For parents only: You must check the results of Finslippy's Worst Parenting Moments Ever contest. Remember, this is not a competition, only an exhibition. Equally hilarious and horrifying. And just what I need on some bad, bad parenting days: I am not alone.
Did I mention I loved Catherine Newman's post here? The "claws of love" part reminded me, viscerally, that these boys will not always be pawing at me. They will not always want to be carried. There is coming a day when they would rather expire than sit on my lap. And knowing that, being reminded of that, makes it easier to tolerate and even enjoy it while it is happening. It still drives me crazy, say, in the kitchen while there are hot things on the stove. But I owe Catherine yet another round of thanks for reminding me what is magic about their childhood. I do usually enjoy them being all over me. But sometimes lately it was getting to be too much. And just in time, I'm reminded, this too shall pass. And so I relax back in to it and enjoy the four year old crawling on to my lap, yet again, to try to play with the mouse and the keyboard.
On a different parenting angst topic, this one really got to me.
On a political note, as a lover of all magazine quizzes, Pick Your Best Candidate by pointing and clicking spoke to me on a deeply superficial level. Kucinich, anyone?
Who knows what price oil will be tomorrow. But I loved this blog entry because my husband has talked about this for a while. As much as we whine about how much gas costs, a gallon of milk is still more than a gallon of gas, and yet we're not whining about that.

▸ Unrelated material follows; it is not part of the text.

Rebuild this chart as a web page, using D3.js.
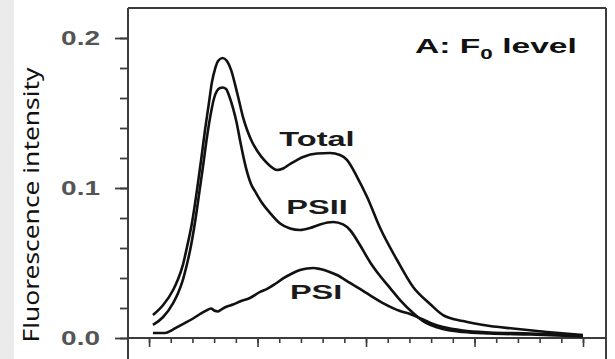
<!DOCTYPE html>
<html><head><meta charset="utf-8">
<script src="https://cdn.jsdelivr.net/npm/d3@7/dist/d3.min.js"></script>
<style>html,body{margin:0;padding:0;background:#fff;overflow:hidden}</style>
</head><body>
<svg id="c" width="615" height="359"></svg>
<script>
// ---- data (wavelength nm, fluorescence intensity) ----
const totalWl  = [651.8,656.5,661.1,663.4,665.7,667.5,669.7,672.1,674.0,675.8,677.6,679.0,680.4,681.8,683.9,685.9,687.8,689.6,691.5,693.3,695.2,697.5,700.2,703.0,705.8,709.0,711.8,715.0,721.0,727.4,733.4,738.0,741.2,745.9,750.5,756.5,764.3,771.7,779.5,785.5,794.7,807.1,817.7,833.4,850.0];
const totalVal = [0.0153,0.0220,0.0320,0.0393,0.0493,0.0607,0.0760,0.0987,0.1187,0.1387,0.1567,0.1707,0.1793,0.1847,0.1867,0.1847,0.1787,0.1693,0.1580,0.1473,0.1387,0.1307,0.1240,0.1187,0.1147,0.1120,0.1130,0.1160,0.1207,0.1230,0.1233,0.1220,0.1187,0.1073,0.0940,0.0733,0.0520,0.0340,0.0227,0.0153,0.0113,0.0080,0.0063,0.0040,0.0020];

const psiiWl  = [651.8,656.5,661.1,663.4,665.7,667.5,669.4,671.2,673.0,674.9,676.7,678.6,680.0,681.3,682.7,683.9,685.5,687.1,688.7,690.3,691.9,694.7,697.0,699.3,702.1,705.8,710.4,715.0,719.6,724.2,728.8,734.8,739.4,742.6,747.2,751.8,756.5,761.1,765.7,771.7,776.3,785.5,794.7,807.1,825.6,850.0];
const psiiVal = [0.0087,0.0140,0.0233,0.0300,0.0393,0.0493,0.0620,0.0773,0.0953,0.1147,0.1340,0.1507,0.1600,0.1647,0.1667,0.1670,0.1660,0.1607,0.1533,0.1440,0.1320,0.1133,0.1027,0.0967,0.0900,0.0833,0.0763,0.0730,0.0720,0.0733,0.0757,0.0773,0.0757,0.0720,0.0620,0.0507,0.0413,0.0333,0.0253,0.0167,0.0113,0.0060,0.0040,0.0030,0.0023,0.0010];

const psiWl  = [651.8,657.4,660.6,664.3,667.5,670.3,673.5,676.3,678.6,680.0,681.8,683.6,685.9,688.7,691.9,696.5,701.2,704.4,708.1,711.8,715.9,719.6,722.8,725.6,728.8,732.0,736.6,742.6,747.2,750.5,757.8,765.7,770.3,776.3,780.9,785.5,794.7,807.1,825.6,850.0];
const psiVal = [0.0033,0.0033,0.0053,0.0083,0.0107,0.0130,0.0160,0.0183,0.0197,0.0183,0.0177,0.0193,0.0210,0.0223,0.0243,0.0267,0.0307,0.0327,0.0360,0.0397,0.0430,0.0453,0.0463,0.0467,0.0460,0.0447,0.0420,0.0367,0.0327,0.0297,0.0233,0.0180,0.0160,0.0123,0.0093,0.0073,0.0050,0.0037,0.0030,0.0017];

const yTickValues = [0, 0.1, 0.2];
const yTickLabels = ["0.0", "0.1", "0.2"];
const yMinorStep = 0.02;
const xMajorTicks = [650, 700, 750, 800, 850];
const xMinorStep = 10;

const seriesNames = ["Total", "PSII", "PSI"];
const seriesLabelPos = [[727.4, 0.128], [727.4, 0.0827], [727.0, 0.026]];
const panelTitle = {main: "A: F", sub: "0", tail: " level", wl: 772.6, val: 0.190};
const yAxisTitle = "Fluorescence intensity";

// ---- drawing ----
const W = 615, H = 359;
const svg = d3.select("#c");
svg.append("rect").attr("width", W).attr("height", H).attr("fill", "#ffffff");
svg.append("rect").attr("x", 0).attr("y", 0).attr("width", 14).attr("height", H).attr("fill", "#ebebeb");

const L = 128, R = 606, T = 8, B = 338;
const x = d3.scaleLinear().domain([640.3, 860.6]).range([L, R]);
const y = d3.scaleLinear().domain([0, 0.22]).range([B, T]);

const axisColor = "#3c3c3c";

const yMinor = d3.range(0, 0.2 + 1e-9, yMinorStep);
svg.append("g").attr("transform", `translate(${L},0)`)
  .call(d3.axisLeft(y).tickValues(yMinor).tickSize(8).tickFormat(""))
  .call(g => { g.select(".domain").remove(); g.selectAll("line").attr("stroke", axisColor).attr("stroke-width", 1.8); });
svg.append("g").attr("transform", `translate(${L},0)`)
  .call(d3.axisLeft(y).tickValues(yTickValues).tickSize(13).tickFormat(""))
  .call(g => { g.select(".domain").remove(); g.selectAll("line").attr("stroke", axisColor).attr("stroke-width", 1.8); });

const xMinor = d3.range(650, 850 + 1e-9, xMinorStep);
svg.append("g").attr("transform", `translate(0,${B})`)
  .call(d3.axisBottom(x).tickValues(xMinor).tickSize(5).tickFormat(""))
  .call(g => { g.select(".domain").remove(); g.selectAll("line").attr("stroke", axisColor).attr("stroke-width", 1.6); });
svg.append("g").attr("transform", `translate(0,${B})`)
  .call(d3.axisBottom(x).tickValues(xMajorTicks).tickSize(9).tickFormat(""))
  .call(g => { g.select(".domain").remove(); g.selectAll("line").attr("stroke", axisColor).attr("stroke-width", 1.6); });

const frame = svg.append("g").attr("stroke", axisColor).attr("stroke-width", 2).attr("fill", "none");
frame.append("line").attr("x1", L).attr("x2", L).attr("y1", T).attr("y2", H);
frame.append("line").attr("x1", L).attr("x2", R).attr("y1", T).attr("y2", T);
frame.append("line").attr("x1", R).attr("x2", R).attr("y1", T).attr("y2", H);
frame.append("line").attr("x1", L).attr("x2", R).attr("y1", B).attr("y2", B);

yTickValues.forEach((v, i) => {
  svg.append("g").attr("transform", `translate(100,${y(v) + 7}) scale(1.4,1)`)
    .append("text").attr("text-anchor", "end")
    .attr("font-family", "Liberation Sans, Arial, sans-serif").attr("font-weight", "bold")
    .attr("font-size", 20).attr("fill", "#555").text(yTickLabels[i]);
});

svg.append("text")
  .attr("transform", `translate(39,${205}) rotate(-90)`)
  .attr("text-anchor", "middle")
  .attr("font-family", "Noto Sans, Open Sans, sans-serif")
  .attr("font-size", 22).attr("fill", "#111")
  .attr("textLength", 275).attr("lengthAdjust", "spacingAndGlyphs")
  .text(yAxisTitle);

const line = d3.line().x(d => x(d[0])).y(d => y(d[1])).curve(d3.curveMonotoneX);
const series = [
  d3.zip(totalWl, totalVal),
  d3.zip(psiiWl, psiiVal),
  d3.zip(psiWl, psiVal)
];
svg.append("g").selectAll("path").data(series).join("path")
  .attr("d", line).attr("fill", "none").attr("stroke", "#111")
  .attr("stroke-width", 2.6).attr("stroke-linejoin", "round");

seriesNames.forEach((n, i) => {
  svg.append("g").attr("transform", `translate(${x(seriesLabelPos[i][0])},${y(seriesLabelPos[i][1])}) scale(1.55,1)`)
    .append("text").attr("text-anchor", "middle")
    .attr("font-family", "Liberation Sans, Arial, sans-serif").attr("font-weight", "bold")
    .attr("font-size", 21).attr("fill", "#1a1a1a").text(n);
});

const tt = svg.append("g").attr("transform", `translate(${x(panelTitle.wl)},${y(panelTitle.val)}) scale(1.6,1)`)
  .append("text").attr("font-family", "Liberation Sans, Arial, sans-serif").attr("font-weight", "bold")
  .attr("font-size", 21).attr("fill", "#111");
tt.append("tspan").text(panelTitle.main);
tt.append("tspan").attr("font-size", 14).attr("dy", 6).text(panelTitle.sub);
tt.append("tspan").attr("dy", -6).text(panelTitle.tail);
</script>
</body></html>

And, just to complete the randomness, and end on a much better note than the start, I don't know how far this story has gone, but I loved it. The story of the master, the servants, and the talents has always bothered me on some levels. (The master knew the third guy had limitations, right, or he wouldn't have only given him one talent! And would he really have been easier on him if the servant had taken the chance and actually lost the money? I know, that's not supposed to be the point, but I really feel for that poor third servant, whatever that says about me as a Christian.) But this was a real feat of the modern world: building community, self-esteem, and coffers. Genius.